I believe the archer c7 is available at Target. It hits gigabits speeds on wired with ease once you enable the proper offloading. I use gwlim’s build on GitHub. There are some other devices too. Definitely worth it imo.

True but i was talking about the ethernet ports and it seems R1S and R2S both have 2 ports that support Gigabit so there shouldn't be a difference in that regard, the only questions is if the HW (SOC) can support that speed to the max or not.

Offloading is new to me but based on what i've read so far you send the load to another device say a switch or a router so basically you have more than just a C7 to pull this off.
What's the difference between that and using something else as a router and the C7 as an AP ?

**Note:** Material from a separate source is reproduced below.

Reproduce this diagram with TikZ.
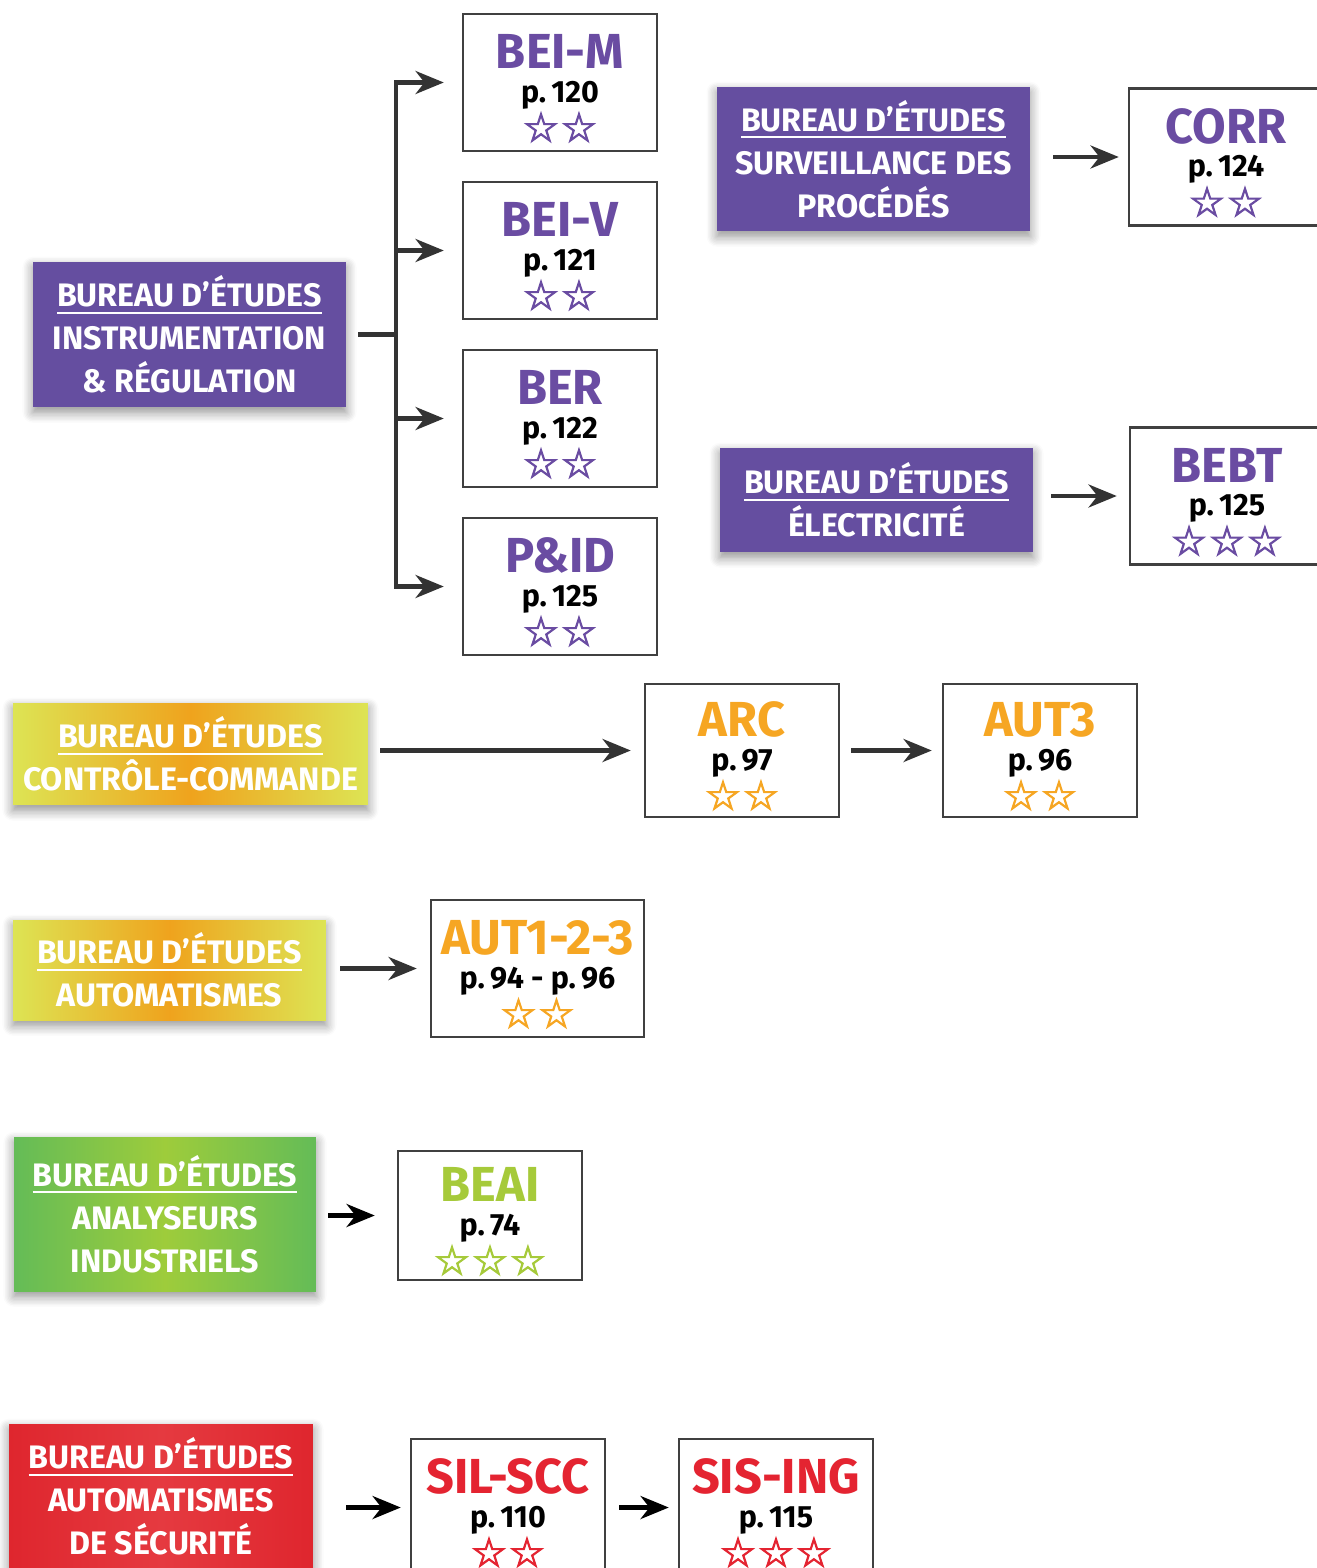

The Ethernet ports are internally connected by USB, that is why the Ethernet ports are limited to USB speeds.

Which for USB2 case is 480Mbit/s therefore limiting the GigE.
For USB3 it is 5Gbit/s so the GigE is not limited and would be the better choice.

Oh, well that's that then.
Thanks for letting me know.

While digging more i now understand that it is actually the process of sending some of the needed operations from the device(router) to the client (PC for example) which is similar to Distcc in compiling which distributes some of the work to other machines. BTW does the router use all the clients equally for this or how does that work?

Offloading is what it does on the stock firmware. The CPU by itself is not enough to hit gigabit speeds. Offloading takes some of the NAT work or other stuff and moves it to another chip (NIC?).

I get 900 Mb/s down constantly on Cox Gigablast wired and about 250-400 down using the Ookla app and the local Cox Speedtest node.